Task goal: Show all lines holding "this".
»»
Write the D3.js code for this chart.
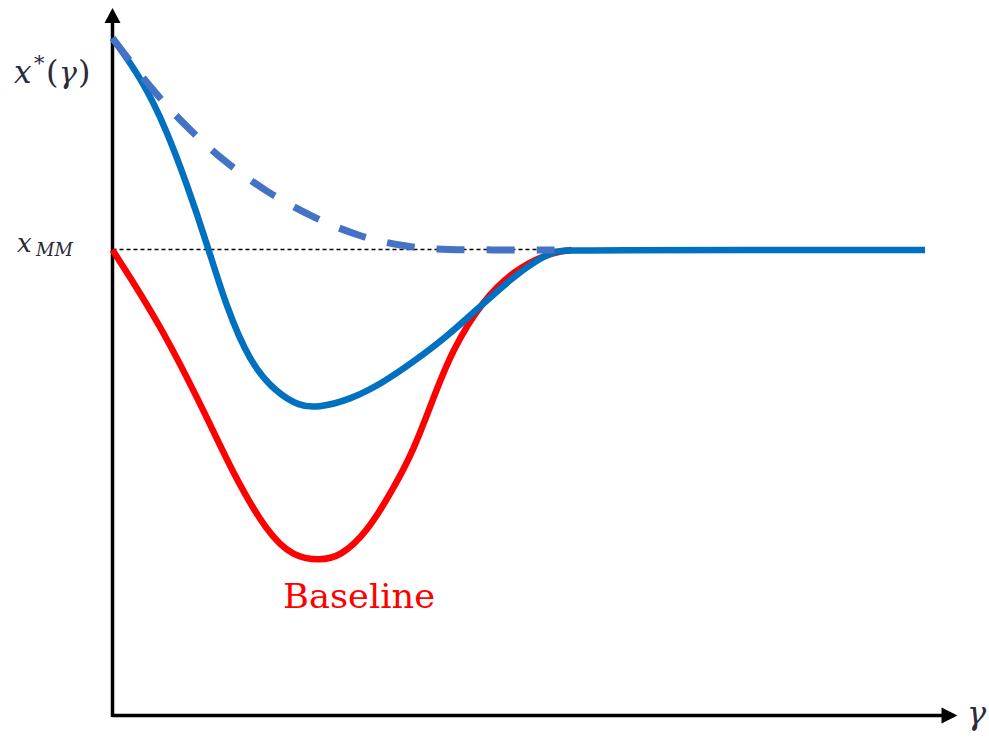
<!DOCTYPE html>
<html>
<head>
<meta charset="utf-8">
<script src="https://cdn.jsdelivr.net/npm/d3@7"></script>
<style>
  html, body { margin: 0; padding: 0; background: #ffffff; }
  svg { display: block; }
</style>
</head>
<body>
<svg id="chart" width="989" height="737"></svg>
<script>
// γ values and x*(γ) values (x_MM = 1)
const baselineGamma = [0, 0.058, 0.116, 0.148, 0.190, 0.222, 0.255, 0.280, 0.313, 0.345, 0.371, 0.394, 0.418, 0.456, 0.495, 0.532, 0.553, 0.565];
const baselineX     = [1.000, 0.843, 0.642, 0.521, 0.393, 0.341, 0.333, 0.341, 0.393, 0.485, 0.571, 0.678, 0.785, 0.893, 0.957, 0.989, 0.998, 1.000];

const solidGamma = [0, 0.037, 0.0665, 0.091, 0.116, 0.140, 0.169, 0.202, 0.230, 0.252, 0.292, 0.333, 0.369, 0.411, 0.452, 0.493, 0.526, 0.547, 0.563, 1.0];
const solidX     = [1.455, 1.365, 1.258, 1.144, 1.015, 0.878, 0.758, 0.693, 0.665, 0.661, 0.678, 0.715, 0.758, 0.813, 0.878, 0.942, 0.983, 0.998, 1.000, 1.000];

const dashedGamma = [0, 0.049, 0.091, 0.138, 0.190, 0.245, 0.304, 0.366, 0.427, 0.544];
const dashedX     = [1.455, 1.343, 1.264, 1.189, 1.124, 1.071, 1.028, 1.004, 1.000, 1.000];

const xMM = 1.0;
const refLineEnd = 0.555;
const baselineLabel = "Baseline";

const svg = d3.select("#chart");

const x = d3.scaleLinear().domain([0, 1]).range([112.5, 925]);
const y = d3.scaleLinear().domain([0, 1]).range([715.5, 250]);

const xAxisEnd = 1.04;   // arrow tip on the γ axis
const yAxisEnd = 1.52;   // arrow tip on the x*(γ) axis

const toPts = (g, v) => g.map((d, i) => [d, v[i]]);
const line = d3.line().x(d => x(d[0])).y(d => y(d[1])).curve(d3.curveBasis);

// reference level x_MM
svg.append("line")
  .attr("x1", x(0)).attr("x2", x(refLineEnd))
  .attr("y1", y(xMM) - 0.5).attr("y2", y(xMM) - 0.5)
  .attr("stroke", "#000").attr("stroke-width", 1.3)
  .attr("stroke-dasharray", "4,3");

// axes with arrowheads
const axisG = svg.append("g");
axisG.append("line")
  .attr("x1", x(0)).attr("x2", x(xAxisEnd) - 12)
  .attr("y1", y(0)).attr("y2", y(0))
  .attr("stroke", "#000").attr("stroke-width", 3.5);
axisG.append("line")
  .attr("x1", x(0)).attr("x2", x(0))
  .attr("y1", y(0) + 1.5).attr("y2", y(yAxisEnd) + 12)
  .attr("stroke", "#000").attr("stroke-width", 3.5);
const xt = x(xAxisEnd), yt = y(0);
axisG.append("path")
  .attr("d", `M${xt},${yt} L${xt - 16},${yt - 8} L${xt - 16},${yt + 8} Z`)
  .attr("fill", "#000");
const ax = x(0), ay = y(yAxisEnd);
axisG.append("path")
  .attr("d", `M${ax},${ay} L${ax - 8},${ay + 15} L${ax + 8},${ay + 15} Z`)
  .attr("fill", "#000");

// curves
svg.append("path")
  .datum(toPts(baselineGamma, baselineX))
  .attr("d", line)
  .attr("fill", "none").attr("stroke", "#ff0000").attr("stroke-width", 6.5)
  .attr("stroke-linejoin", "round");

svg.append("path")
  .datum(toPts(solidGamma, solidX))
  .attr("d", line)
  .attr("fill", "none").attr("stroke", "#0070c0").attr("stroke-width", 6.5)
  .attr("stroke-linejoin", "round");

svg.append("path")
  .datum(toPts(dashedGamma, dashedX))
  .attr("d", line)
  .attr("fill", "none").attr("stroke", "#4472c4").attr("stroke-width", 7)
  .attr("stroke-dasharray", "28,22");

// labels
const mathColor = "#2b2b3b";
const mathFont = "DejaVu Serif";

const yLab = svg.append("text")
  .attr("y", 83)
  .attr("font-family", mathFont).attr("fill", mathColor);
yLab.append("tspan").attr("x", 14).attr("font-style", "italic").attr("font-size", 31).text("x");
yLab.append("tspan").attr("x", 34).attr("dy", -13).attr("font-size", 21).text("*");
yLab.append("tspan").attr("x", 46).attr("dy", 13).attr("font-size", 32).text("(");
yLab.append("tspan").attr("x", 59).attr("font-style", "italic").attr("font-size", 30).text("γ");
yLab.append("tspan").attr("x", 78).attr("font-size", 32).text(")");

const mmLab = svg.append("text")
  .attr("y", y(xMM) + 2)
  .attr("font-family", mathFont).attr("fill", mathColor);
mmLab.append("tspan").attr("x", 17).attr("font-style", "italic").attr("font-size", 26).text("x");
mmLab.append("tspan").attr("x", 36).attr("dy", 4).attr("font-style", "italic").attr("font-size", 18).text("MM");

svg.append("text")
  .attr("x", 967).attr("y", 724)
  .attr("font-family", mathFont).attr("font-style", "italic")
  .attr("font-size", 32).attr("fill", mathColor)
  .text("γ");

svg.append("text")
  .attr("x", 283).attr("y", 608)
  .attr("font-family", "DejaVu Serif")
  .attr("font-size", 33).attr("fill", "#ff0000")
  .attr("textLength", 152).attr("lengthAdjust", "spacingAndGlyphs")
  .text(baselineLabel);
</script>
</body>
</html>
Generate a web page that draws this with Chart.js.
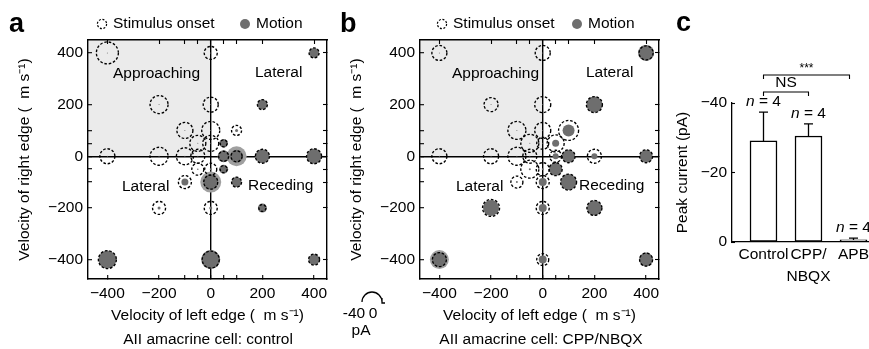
««
Task solution:
Write the D3.js code for this chart.
Generate a web page that draws this with Chart.js.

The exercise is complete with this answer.